**Required task:** In the data below, locate the line containing "Give me the Chart.js source for this chart." and the line containing "const ciExp = '-2';", then retype both and everything between them exactly. Pictures are not part of the copy.

**Input rows:**
____________

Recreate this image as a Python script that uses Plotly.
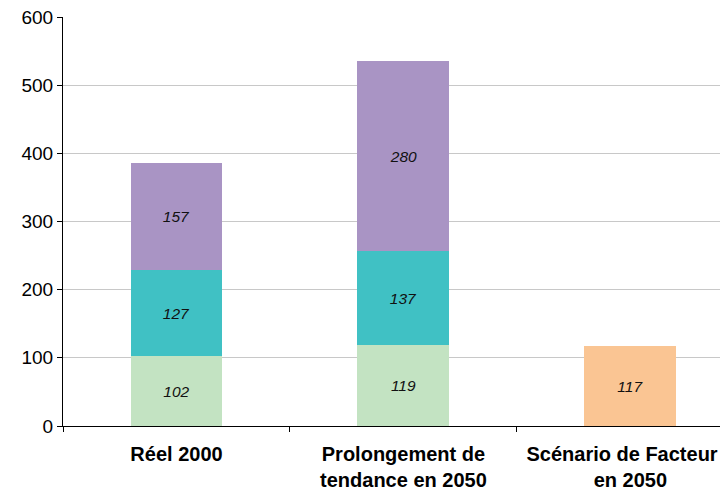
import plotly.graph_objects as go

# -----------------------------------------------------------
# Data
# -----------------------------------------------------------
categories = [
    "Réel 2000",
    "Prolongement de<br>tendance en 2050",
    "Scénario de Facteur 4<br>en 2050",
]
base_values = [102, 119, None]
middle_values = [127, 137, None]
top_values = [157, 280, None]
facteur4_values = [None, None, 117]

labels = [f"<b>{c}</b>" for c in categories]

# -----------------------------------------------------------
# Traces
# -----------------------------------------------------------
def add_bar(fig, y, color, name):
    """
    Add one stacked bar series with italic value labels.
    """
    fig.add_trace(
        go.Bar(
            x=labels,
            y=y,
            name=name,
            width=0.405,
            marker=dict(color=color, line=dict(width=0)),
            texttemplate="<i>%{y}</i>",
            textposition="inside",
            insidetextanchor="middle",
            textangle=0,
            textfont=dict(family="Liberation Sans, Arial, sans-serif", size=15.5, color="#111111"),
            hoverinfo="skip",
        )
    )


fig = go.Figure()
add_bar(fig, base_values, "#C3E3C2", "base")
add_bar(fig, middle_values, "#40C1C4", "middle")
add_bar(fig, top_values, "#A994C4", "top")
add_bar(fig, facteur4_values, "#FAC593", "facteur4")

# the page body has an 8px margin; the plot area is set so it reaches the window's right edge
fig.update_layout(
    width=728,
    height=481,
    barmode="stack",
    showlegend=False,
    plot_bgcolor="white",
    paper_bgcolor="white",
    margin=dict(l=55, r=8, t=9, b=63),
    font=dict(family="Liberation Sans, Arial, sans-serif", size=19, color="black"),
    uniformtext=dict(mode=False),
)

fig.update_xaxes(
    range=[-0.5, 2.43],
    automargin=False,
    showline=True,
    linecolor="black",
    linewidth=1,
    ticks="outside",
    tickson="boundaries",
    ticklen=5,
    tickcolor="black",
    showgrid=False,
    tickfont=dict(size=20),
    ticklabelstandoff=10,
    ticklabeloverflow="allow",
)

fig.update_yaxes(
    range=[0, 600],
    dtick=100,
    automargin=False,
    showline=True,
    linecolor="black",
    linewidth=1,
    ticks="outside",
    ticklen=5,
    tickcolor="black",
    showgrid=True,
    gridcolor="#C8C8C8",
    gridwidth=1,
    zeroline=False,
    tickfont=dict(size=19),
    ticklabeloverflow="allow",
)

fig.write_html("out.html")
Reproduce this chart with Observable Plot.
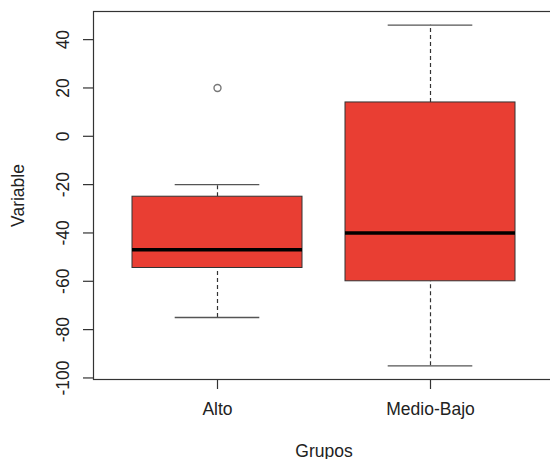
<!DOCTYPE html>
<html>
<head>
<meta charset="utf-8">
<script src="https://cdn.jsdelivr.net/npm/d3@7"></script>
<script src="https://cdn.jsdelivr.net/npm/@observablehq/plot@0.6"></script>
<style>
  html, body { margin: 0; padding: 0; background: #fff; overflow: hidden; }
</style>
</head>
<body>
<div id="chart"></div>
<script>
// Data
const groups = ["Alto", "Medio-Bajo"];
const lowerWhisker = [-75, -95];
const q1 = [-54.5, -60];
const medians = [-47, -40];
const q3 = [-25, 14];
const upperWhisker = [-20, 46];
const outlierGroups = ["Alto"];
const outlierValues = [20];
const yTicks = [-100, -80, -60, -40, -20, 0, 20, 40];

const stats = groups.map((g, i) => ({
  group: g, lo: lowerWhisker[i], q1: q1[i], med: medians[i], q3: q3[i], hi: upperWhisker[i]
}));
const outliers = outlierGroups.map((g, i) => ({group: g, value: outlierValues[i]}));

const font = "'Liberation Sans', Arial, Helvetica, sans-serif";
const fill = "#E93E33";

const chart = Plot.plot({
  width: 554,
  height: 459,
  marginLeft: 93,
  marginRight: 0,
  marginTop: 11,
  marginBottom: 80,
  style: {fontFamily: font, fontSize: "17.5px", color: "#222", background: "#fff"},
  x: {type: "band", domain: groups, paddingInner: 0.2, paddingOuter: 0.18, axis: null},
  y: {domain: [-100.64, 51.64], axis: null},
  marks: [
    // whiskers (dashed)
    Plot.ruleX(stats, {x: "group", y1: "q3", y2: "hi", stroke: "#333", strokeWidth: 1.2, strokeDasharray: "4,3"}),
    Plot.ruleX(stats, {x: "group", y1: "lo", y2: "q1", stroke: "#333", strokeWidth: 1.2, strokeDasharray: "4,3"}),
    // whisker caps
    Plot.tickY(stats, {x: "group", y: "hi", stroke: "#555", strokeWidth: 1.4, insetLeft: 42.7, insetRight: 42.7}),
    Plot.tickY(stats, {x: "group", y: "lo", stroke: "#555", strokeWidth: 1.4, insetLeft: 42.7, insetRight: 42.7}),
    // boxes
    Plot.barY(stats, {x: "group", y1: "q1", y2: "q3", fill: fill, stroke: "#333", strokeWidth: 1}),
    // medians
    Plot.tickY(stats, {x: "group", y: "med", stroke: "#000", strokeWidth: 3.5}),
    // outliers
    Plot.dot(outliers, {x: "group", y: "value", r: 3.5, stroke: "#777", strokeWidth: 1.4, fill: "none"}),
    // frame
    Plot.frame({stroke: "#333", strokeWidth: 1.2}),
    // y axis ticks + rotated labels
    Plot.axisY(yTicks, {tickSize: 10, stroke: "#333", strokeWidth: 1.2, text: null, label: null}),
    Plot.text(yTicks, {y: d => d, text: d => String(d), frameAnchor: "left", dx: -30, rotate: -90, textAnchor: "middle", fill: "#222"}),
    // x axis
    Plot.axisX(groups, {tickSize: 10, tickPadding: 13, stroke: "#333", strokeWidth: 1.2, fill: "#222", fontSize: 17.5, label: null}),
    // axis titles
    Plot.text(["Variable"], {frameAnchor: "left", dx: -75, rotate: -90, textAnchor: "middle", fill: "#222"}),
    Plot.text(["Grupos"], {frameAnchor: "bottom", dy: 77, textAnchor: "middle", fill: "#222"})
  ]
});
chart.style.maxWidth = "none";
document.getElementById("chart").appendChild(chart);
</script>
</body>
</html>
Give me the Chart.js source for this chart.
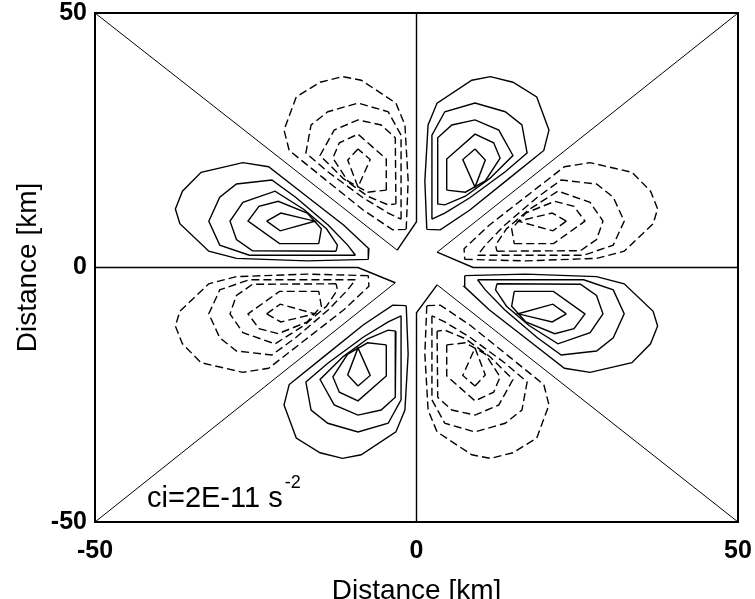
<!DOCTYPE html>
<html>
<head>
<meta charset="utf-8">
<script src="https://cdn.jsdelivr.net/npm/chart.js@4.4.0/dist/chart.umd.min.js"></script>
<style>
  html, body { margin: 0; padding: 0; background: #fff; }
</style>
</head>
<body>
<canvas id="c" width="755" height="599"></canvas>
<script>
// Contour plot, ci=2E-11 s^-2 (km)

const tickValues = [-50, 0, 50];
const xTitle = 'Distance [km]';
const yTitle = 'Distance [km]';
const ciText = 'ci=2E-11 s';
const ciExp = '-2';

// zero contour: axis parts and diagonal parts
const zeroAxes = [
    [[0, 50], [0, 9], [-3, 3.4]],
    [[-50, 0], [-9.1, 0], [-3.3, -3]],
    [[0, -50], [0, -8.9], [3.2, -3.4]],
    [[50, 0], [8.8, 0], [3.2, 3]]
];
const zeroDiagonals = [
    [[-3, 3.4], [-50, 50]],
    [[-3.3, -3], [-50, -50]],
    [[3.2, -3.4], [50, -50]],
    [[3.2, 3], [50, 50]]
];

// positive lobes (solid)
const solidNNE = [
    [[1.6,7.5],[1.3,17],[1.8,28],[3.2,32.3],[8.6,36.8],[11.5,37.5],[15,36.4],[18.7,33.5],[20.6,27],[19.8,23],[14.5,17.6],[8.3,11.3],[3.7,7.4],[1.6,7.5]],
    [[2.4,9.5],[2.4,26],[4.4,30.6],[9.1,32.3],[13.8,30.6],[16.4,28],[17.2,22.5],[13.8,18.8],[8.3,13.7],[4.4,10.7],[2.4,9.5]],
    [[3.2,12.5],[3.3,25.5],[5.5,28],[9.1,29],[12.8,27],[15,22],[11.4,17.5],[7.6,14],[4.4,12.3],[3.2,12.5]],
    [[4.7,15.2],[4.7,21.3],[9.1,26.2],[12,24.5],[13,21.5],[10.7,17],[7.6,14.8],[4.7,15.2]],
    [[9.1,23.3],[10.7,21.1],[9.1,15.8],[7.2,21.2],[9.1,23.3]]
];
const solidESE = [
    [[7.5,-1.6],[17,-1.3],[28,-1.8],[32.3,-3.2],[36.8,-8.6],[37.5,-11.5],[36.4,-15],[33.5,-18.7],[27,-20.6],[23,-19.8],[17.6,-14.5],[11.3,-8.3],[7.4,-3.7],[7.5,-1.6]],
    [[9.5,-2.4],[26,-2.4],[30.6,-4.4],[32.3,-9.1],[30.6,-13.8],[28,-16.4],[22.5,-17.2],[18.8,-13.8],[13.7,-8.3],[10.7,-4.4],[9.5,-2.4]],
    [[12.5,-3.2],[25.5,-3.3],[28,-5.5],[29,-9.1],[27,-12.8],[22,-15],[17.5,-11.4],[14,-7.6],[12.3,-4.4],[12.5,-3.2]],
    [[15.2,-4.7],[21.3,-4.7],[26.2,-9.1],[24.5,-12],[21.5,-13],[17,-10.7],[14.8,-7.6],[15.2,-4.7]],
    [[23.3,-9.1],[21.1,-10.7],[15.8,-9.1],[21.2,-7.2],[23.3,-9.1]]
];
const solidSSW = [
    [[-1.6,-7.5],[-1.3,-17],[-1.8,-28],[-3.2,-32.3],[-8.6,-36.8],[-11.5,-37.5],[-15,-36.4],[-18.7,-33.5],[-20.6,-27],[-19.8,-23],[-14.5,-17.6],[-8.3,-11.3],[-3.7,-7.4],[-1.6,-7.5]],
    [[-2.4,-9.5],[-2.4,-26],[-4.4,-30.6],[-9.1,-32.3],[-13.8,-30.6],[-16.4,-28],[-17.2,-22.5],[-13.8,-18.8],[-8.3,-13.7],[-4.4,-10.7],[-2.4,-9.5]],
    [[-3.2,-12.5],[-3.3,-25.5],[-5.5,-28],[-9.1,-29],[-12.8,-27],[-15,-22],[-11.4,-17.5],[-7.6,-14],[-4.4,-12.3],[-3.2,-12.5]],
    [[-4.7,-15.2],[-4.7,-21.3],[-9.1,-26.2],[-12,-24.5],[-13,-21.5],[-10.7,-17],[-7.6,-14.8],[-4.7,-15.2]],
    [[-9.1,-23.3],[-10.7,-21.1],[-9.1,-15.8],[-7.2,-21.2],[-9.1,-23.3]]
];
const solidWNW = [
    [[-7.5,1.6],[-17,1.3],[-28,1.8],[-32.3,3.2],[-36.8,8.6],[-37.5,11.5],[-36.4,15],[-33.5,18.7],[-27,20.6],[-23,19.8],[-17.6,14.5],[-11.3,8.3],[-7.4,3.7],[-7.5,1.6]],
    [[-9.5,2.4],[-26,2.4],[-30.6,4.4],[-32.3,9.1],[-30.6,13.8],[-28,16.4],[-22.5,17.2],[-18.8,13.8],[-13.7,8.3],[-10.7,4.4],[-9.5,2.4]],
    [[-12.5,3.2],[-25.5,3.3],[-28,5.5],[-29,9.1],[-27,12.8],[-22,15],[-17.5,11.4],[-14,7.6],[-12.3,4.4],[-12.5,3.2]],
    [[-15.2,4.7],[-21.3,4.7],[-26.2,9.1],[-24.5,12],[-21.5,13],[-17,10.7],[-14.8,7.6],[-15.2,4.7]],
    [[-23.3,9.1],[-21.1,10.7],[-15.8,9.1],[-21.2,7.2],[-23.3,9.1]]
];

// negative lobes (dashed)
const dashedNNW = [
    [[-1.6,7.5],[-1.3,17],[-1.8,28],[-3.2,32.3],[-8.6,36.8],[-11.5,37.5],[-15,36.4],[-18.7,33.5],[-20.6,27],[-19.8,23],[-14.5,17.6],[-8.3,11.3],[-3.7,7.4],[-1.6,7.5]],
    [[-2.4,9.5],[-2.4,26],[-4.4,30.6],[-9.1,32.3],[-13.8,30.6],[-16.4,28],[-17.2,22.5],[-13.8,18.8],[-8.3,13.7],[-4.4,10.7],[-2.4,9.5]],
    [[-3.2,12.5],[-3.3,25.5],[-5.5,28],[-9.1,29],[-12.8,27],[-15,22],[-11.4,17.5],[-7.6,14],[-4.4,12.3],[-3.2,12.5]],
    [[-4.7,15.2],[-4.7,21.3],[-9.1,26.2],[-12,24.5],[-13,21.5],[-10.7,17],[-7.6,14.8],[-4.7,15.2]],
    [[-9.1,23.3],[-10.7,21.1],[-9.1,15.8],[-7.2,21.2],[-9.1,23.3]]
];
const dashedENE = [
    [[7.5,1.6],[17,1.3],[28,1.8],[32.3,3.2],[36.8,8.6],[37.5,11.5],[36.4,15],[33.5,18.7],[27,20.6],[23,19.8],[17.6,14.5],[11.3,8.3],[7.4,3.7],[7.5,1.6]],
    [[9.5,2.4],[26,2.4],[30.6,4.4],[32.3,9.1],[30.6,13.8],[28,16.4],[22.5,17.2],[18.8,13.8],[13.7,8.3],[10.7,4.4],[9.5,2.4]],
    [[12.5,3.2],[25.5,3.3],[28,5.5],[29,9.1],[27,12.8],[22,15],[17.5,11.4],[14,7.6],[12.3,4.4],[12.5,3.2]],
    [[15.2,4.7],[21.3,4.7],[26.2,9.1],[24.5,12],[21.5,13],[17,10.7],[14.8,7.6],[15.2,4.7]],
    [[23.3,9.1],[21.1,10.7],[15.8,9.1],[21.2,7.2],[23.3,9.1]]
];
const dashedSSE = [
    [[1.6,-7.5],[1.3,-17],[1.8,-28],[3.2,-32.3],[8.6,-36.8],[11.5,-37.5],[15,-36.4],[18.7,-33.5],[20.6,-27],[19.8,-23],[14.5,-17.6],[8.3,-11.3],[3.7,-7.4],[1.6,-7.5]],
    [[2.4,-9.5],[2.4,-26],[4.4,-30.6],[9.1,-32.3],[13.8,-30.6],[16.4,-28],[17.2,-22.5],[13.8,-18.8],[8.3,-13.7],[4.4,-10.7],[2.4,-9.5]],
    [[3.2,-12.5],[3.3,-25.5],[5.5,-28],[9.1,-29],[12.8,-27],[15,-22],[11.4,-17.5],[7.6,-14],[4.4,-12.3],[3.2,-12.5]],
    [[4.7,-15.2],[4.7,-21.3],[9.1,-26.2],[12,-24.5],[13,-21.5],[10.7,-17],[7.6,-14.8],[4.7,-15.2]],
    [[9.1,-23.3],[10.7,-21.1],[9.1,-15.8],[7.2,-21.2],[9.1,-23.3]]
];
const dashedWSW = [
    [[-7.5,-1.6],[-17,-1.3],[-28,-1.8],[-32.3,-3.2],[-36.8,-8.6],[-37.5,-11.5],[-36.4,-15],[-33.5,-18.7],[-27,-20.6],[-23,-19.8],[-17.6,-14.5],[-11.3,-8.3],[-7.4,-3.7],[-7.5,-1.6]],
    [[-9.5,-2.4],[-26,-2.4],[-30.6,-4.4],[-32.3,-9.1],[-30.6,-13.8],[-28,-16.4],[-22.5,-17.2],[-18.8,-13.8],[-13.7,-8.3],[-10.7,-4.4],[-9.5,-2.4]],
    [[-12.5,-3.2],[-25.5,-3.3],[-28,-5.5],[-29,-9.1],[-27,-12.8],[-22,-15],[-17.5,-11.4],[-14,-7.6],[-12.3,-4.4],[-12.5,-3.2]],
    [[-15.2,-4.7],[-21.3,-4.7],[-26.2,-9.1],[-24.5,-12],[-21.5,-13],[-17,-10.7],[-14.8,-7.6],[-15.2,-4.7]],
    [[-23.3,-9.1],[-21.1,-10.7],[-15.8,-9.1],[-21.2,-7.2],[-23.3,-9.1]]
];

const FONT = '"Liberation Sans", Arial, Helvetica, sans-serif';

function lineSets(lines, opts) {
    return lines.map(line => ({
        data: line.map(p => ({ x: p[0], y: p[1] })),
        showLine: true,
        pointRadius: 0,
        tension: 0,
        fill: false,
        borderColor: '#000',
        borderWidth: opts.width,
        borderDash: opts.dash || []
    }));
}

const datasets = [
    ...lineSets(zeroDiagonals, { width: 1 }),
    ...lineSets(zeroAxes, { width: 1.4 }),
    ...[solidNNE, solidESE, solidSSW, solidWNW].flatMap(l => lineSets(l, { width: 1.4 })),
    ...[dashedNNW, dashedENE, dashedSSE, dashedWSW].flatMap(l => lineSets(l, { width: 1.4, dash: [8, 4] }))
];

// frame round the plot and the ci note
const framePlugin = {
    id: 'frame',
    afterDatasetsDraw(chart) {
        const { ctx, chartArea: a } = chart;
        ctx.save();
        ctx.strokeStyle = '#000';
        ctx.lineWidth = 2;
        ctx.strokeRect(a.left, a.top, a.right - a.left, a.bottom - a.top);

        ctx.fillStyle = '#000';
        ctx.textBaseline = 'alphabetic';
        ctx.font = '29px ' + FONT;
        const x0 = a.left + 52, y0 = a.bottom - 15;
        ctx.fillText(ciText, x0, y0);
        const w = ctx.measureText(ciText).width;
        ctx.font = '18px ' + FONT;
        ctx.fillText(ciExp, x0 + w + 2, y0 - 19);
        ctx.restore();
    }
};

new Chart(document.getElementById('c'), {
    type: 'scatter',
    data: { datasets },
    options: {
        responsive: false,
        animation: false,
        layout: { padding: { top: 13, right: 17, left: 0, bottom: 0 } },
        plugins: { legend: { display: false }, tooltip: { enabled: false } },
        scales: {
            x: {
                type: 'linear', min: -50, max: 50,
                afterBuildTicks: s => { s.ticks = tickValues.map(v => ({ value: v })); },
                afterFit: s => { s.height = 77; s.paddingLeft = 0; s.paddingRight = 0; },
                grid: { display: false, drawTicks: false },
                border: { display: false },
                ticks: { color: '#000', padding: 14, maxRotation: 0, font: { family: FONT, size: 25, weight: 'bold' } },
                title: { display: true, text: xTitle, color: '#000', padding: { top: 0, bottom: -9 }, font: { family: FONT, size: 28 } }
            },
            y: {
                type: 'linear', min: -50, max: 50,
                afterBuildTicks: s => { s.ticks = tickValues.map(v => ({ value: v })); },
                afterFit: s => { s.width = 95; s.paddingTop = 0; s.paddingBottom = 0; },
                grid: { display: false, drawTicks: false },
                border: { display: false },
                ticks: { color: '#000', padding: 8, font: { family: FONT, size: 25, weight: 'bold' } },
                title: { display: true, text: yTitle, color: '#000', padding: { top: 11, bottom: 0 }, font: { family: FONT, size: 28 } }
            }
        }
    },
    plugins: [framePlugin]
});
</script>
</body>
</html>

____________

**Solution to the exercise:**
Give me the Chart.js source for this chart.
<!DOCTYPE html>
<html>
<head>
<meta charset="utf-8">
<script src="https://cdn.jsdelivr.net/npm/chart.js@4.4.0/dist/chart.umd.min.js"></script>
<style>
  html, body { margin: 0; padding: 0; background: #fff; }
</style>
</head>
<body>
<canvas id="c" width="755" height="599"></canvas>
<script>
// Contour plot, ci=2E-11 s^-2 (km)

const tickValues = [-50, 0, 50];
const xTitle = 'Distance [km]';
const yTitle = 'Distance [km]';
const ciText = 'ci=2E-11 s';
const ciExp = '-2';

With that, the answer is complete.